AIIMS chief says mixing vaccines can boost immunity, but more data required
AIIMS (All India Institute of Medical Sciences) chief Dr Randeep Guleria has said that there is potential in mixing two COVID-19 vaccines to generate better immunity against the virus. However, he added that more research is needed to determine the level of effectiveness of the two different vaccines against COVID-19 in order to make an informed decision for infected patients.
In a recent interview with NDTV, AIIMS chief Dr Guleria said that some data suggest mixing two vaccines may lead to better immunity and antibody protection, while other data suggest it may result in slightly higher side effects.
Explaining that India is going to have more vaccines in the near future, including Pfizer, Moderna, and the Zydus Cadilas’ vaccine, more data is needed to assess which combination will work better to achieve the desired results.
“Which combination is better is something we don’t know at this time… but yes initial studies suggest it may be an option,” he told NDTV.
Last month, the government said it will be conducting tests on mixing two different vaccines to analyse the feasibility of the new concoction in enhancing immunity against the novel Coronavirus.
Speaking to the media, Dr NK Arora, chairman of the COVID-19 working group under the National Technical Advisory Group on Immunisation (NTAGI),had said that India will be using at least eight vaccines to ascertain the right combination. These vaccines will include SII’s Covishield Bharat Biotech’s Covaxin and Russian-made Sputnik V
Some countries are already administering two mixed vaccines to people after early trials indicated safe and effective results against the virus among some combinations. At least three studies have found that a combination of two different vaccines produces strong immune responses in fighting the virus.
In a Spanish study, more than 400 people were given a dose of the Pfizer-BioNTech vaccine eight weeks after the first dose of the AstraZeneca vaccine. As per the results of the blood tests, only a few developed side effects from the blend, while the majority of them experienced a strong antibody response two weeks after taking the second vaccine dose.
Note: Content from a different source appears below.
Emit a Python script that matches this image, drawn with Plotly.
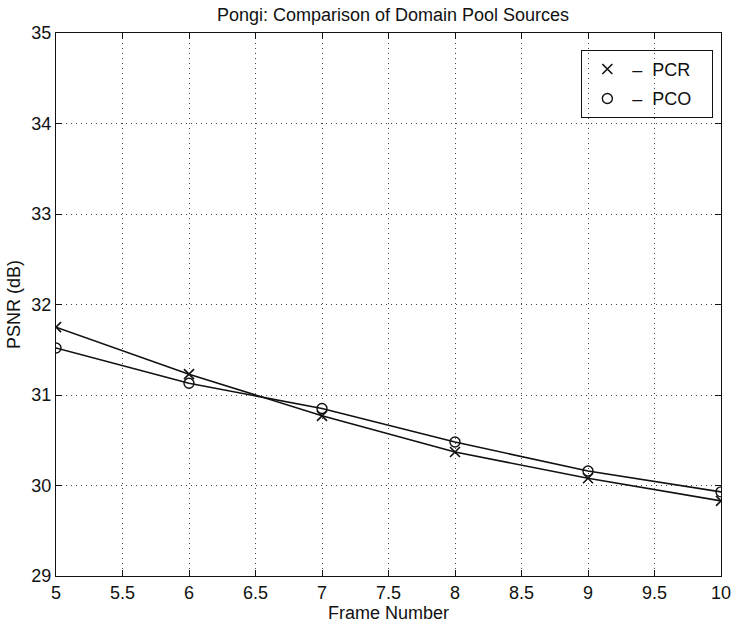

Amid concerns over a potential third COVID-19 wave in India, the health authorities are expecting at least six more vaccines to be available by September, including Zydus-Cadilla’s Zycov-D and SII-Johnson & Johnson’s Covovax. Clinical trials conducted by the country’s healthcare authorities of these vaccines have reportedly shown promising results.
As of June 24, India has administered more than 307 million vaccine doses toeligible groups, as the union government kickstarted the centralised free vaccination policy earlier this week.